** Objective **
Extract everything from the first line through the line with "0.08,0.03,0,1.35,0,0.04,0,0.92,0.3,0];", both ends included, except for any pictures.

** Data shown **

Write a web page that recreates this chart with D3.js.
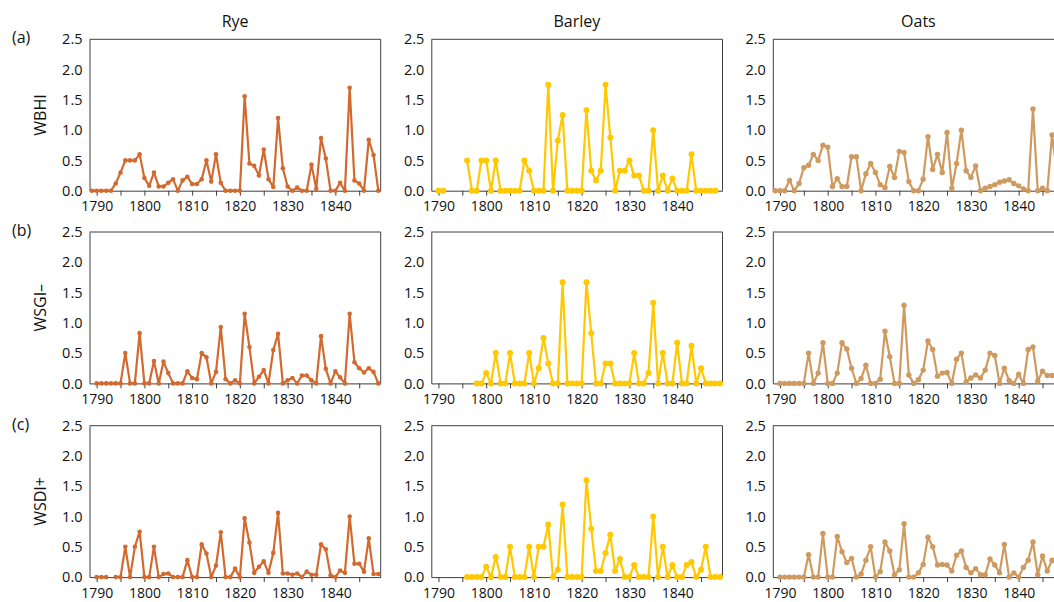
<!DOCTYPE html>
<html>
<head>
<meta charset="utf-8">
<script src="https://cdn.jsdelivr.net/npm/d3@7"></script>
<style>
  html, body { margin: 0; padding: 0; background: #fff; }
  svg { display: block; font-family: "Open Sans", sans-serif; }
</style>
</head>
<body>
<svg id="chart" width="1054" height="602"></svg>
<script>
// ---- data ----
const years = d3.range(1789, 1850); // 1789..1849
const crops = ["Rye", "Barley", "Oats"];
const indices = ["WBHI", "WSGI–", "WSDI+"];
const panelTags = ["(a)", "(b)", "(c)"];
const xTickValues = [1790, 1795, 1800, 1805, 1810, 1815, 1820, 1825, 1830, 1835, 1840, 1845];
const yTickValues = [0, 0.5, 1.0, 1.5, 2.0, 2.5];
const cropColors = ["#D2692F", "#FFC800", "#CF9A60"];

const wbhiRye = [0,0,0,0,0,0.12,0.30,0.5,0.5,0.5,0.6,
  0.21,0.08,0.30,0.07,0.07,0.13,0.19,0,0.17,0.23,
  0.11,0.11,0.19,0.5,0.15,0.6,0.13,0,0,0,
  0,1.56,0.45,0.41,0.25,0.68,0.19,0.06,1.2,0.37,
  0.07,0,0.05,0,0,0.43,0.03,0.87,0.53,0,
  0,0.13,0,1.7,0.17,0.12,0,0.84,0.59,0];
const wbhiBarley = [null,0,0,null,null,null,null,0.5,0,0,0.5,
  0.5,0,0.5,0,0,0,0,0,0.5,0.33,
  0,0,0,1.75,0,0.83,1.25,0,0,0,
  0,1.33,0.33,0.17,0.33,1.75,0.88,0,0.33,0.33,
  0.5,0.25,0.25,0,0,1.0,0,0.25,0,0.2,
  0,0,0,0.6,0,0,0,0,0,null];
const wbhiOats = [0,0,0,0.17,0,0.12,0.38,0.42,0.6,0.5,0.75,
  0.72,0.07,0.2,0.07,0.07,0.56,0.56,0,0.28,0.45,
  0.3,0.1,0.05,0.4,0.22,0.65,0.63,0.15,0,0,
  0.19,0.89,0.35,0.6,0.3,0.96,0.04,0.45,1.0,0.33,
  0.22,0.41,0,0.04,0.07,0.1,0.14,0.16,0.18,0.12,
  0.08,0.03,0,1.35,0,0.04,0,0.92,0.3,0];

const wsgiRye = [null,0,0,0,0,0,0,0.5,0,0,0.83,
  0,0,0.37,0,0.36,0.17,0,0,0,0.2,
  0.09,0.07,0.5,0.43,0,0.19,0.93,0.07,0,0.05,
  0,1.15,0.6,0,0.11,0.22,0,0.55,0.82,0,
  0.05,0.09,0,0.13,0.13,0.05,0,0.78,0.24,0,
  0.2,0.1,0,1.15,0.35,0.25,0.18,0.25,0.19,0];
const wsgiBarley = [null,null,null,null,null,null,null,null,null,0,0,
  0.17,0,0.5,0,0,0.5,0,0,0,0.5,
  0,0.25,0.75,0.33,0,0,1.67,0,0,0,
  0,1.67,0.83,0,0,0.33,0.33,0,0,0,
  0,0.5,0,0,0.17,1.33,0,0.5,0,0,
  0.67,0,0,0.62,0,0.25,0,0,0,0];
const wsgiOats = [null,0,0,0,0,0,0,0.5,0,0.17,0.67,
  0,0,0.17,0.67,0.57,0.25,0,0.08,0.3,0,
  0,0.07,0.86,0.44,0,0,1.29,0.14,0,0.06,
  0.22,0.7,0.56,0.12,0.17,0.18,0,0.4,0.5,0.03,
  0.09,0.14,0.09,0.22,0.5,0.46,0,0.25,0.05,0,
  0.15,0,0.56,0.6,0.04,0.2,0.13,0.13,0.13,0.1];

const wsdiRye = [null,0,0,0,null,0,0,0.5,0,0.5,0.75,
  0,0,0.5,0,0.05,0.06,0,0,0,0.28,
  0,0,0.54,0.39,0,0.19,0.74,0,0,0.14,
  0,0.97,0.57,0.07,0.17,0.26,0.07,0.4,1.06,0.06,
  0.06,0.04,0.06,0,0.09,0.04,0.04,0.54,0.46,0.03,
  0,0.11,0.07,1.0,0.22,0.22,0.09,0.64,0.05,0.05];
const wsdiBarley = [null,null,null,null,null,null,null,0,0,0,0,
  0.17,0,0.33,0,0,0.5,0,0,0,0.5,
  0,0.5,0.5,0.87,0,0.12,1.2,0,0,0,
  0,1.6,0.8,0.1,0.1,0.4,0.7,0.1,0.3,0,
  0,0.2,0,0,0,1.0,0,0.5,0,0.2,
  0,0,0.2,0.25,0,0.12,0.5,0,0,0];
const wsdiOats = [null,0,0,0,0,0,0,0.37,0,0,0.72,
  0,0,0.67,0.42,0.24,0.31,0,0.05,0.28,0.5,
  0,0.09,0.58,0.43,0.04,0.12,0.88,0,0,0.07,
  0.21,0.66,0.5,0.2,0.21,0.2,0.1,0.36,0.43,0.16,
  0.07,0.14,0.04,0.04,0.3,0.2,0.07,0.54,0,0.07,
  0,0.16,0.28,0.58,0.04,0.35,0.1,0.28,0.2,0.1];

const seriesGrid = [
  [wbhiRye, wbhiBarley, wbhiOats],
  [wsgiRye, wsgiBarley, wsgiOats],
  [wsdiRye, wsdiBarley, wsdiOats]
];

// ---- layout ----
const colLeft = [89.5, 431.3, 772.8];
const rowTop = [39.3, 232.0, 425.7];
const pw = 291.2, ph = 151.4;
const markerR = [2.3, 3.0, 2.7];
const axisColor = "#3f3f3f";

const svg = d3.select("#chart");

crops.forEach((crop, c) => {
  svg.append("text")
    .attr("x", colLeft[c] + pw / 2).attr("y", 27)
    .attr("text-anchor", "middle")
    .attr("font-size", 16).attr("fill", "#111")
    .text(crop);
});

indices.forEach((idx, r) => {
  svg.append("text")
    .attr("x", 12).attr("y", rowTop[r] + 4)
    .attr("font-size", 16).attr("fill", "#111")
    .text(panelTags[r]);
  svg.append("text")
    .attr("transform", `translate(46,${rowTop[r] + ph / 2}) rotate(-90)`)
    .attr("text-anchor", "middle")
    .attr("font-size", 16).attr("fill", "#111")
    .text(idx);

  crops.forEach((crop, c) => {
    const x = d3.scaleLinear().domain([1788.5, 1849.5]).range([colLeft[c], colLeft[c] + pw]);
    const y = d3.scaleLinear().domain([0, 2.5]).range([rowTop[r] + ph, rowTop[r]]);
    const g = svg.append("g");

    // frame (top and right)
    g.append("path")
      .attr("d", `M${x.range()[0]},${y(2.5)}H${x.range()[1]}V${y(0)}`)
      .attr("fill", "none").attr("stroke", axisColor).attr("stroke-width", 1);

    const xAxis = d3.axisBottom(x).tickValues(xTickValues).tickSize(5).tickSizeOuter(0)
      .tickFormat(d => d % 10 === 0 ? d : "");
    const gx = g.append("g").attr("transform", `translate(0,${y(0)})`).call(xAxis);
    gx.select(".domain").attr("stroke", axisColor);
    gx.selectAll(".tick line").attr("stroke", axisColor);
    gx.selectAll(".tick text").attr("font-size", 14).attr("fill", "#111")
      .attr("font-family", "Open Sans, sans-serif").attr("dy", "0.9em");

    const yAxis = d3.axisLeft(y).tickValues(yTickValues).tickSize(0).tickPadding(7)
      .tickFormat(d3.format(".1f"));
    const gy = g.append("g").attr("transform", `translate(${x.range()[0]},0)`).call(yAxis);
    gy.select(".domain").attr("stroke", axisColor);
    gy.selectAll(".tick text").attr("font-size", 14.5).attr("fill", "#111")
      .attr("font-family", "Open Sans, sans-serif");

    const vals = seriesGrid[r][c];
    const pts = years.map((yr, i) => ({ yr, v: vals[i] }));
    const line = d3.line().defined(d => d.v != null).x(d => x(d.yr)).y(d => y(d.v));
    g.append("path").datum(pts)
      .attr("d", line)
      .attr("fill", "none").attr("stroke", cropColors[c]).attr("stroke-width", 2.2)
      .attr("stroke-linejoin", "round");
    g.selectAll("circle").data(pts.filter(d => d.v != null)).join("circle")
      .attr("cx", d => x(d.yr)).attr("cy", d => y(d.v)).attr("r", markerR[c])
      .attr("fill", cropColors[c]);
  });
});
</script>
</body>
</html>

** The completed task **
Write a web page that recreates this chart with D3.js.
<!DOCTYPE html>
<html>
<head>
<meta charset="utf-8">
<script src="https://cdn.jsdelivr.net/npm/d3@7"></script>
<style>
  html, body { margin: 0; padding: 0; background: #fff; }
  svg { display: block; font-family: "Open Sans", sans-serif; }
</style>
</head>
<body>
<svg id="chart" width="1054" height="602"></svg>
<script>
// ---- data ----
const years = d3.range(1789, 1850); // 1789..1849
const crops = ["Rye", "Barley", "Oats"];
const indices = ["WBHI", "WSGI–", "WSDI+"];
const panelTags = ["(a)", "(b)", "(c)"];
const xTickValues = [1790, 1795, 1800, 1805, 1810, 1815, 1820, 1825, 1830, 1835, 1840, 1845];
const yTickValues = [0, 0.5, 1.0, 1.5, 2.0, 2.5];
const cropColors = ["#D2692F", "#FFC800", "#CF9A60"];

const wbhiRye = [0,0,0,0,0,0.12,0.30,0.5,0.5,0.5,0.6,
  0.21,0.08,0.30,0.07,0.07,0.13,0.19,0,0.17,0.23,
  0.11,0.11,0.19,0.5,0.15,0.6,0.13,0,0,0,
  0,1.56,0.45,0.41,0.25,0.68,0.19,0.06,1.2,0.37,
  0.07,0,0.05,0,0,0.43,0.03,0.87,0.53,0,
  0,0.13,0,1.7,0.17,0.12,0,0.84,0.59,0];
const wbhiBarley = [null,0,0,null,null,null,null,0.5,0,0,0.5,
  0.5,0,0.5,0,0,0,0,0,0.5,0.33,
  0,0,0,1.75,0,0.83,1.25,0,0,0,
  0,1.33,0.33,0.17,0.33,1.75,0.88,0,0.33,0.33,
  0.5,0.25,0.25,0,0,1.0,0,0.25,0,0.2,
  0,0,0,0.6,0,0,0,0,0,null];
const wbhiOats = [0,0,0,0.17,0,0.12,0.38,0.42,0.6,0.5,0.75,
  0.72,0.07,0.2,0.07,0.07,0.56,0.56,0,0.28,0.45,
  0.3,0.1,0.05,0.4,0.22,0.65,0.63,0.15,0,0,
  0.19,0.89,0.35,0.6,0.3,0.96,0.04,0.45,1.0,0.33,
  0.22,0.41,0,0.04,0.07,0.1,0.14,0.16,0.18,0.12,
  0.08,0.03,0,1.35,0,0.04,0,0.92,0.3,0];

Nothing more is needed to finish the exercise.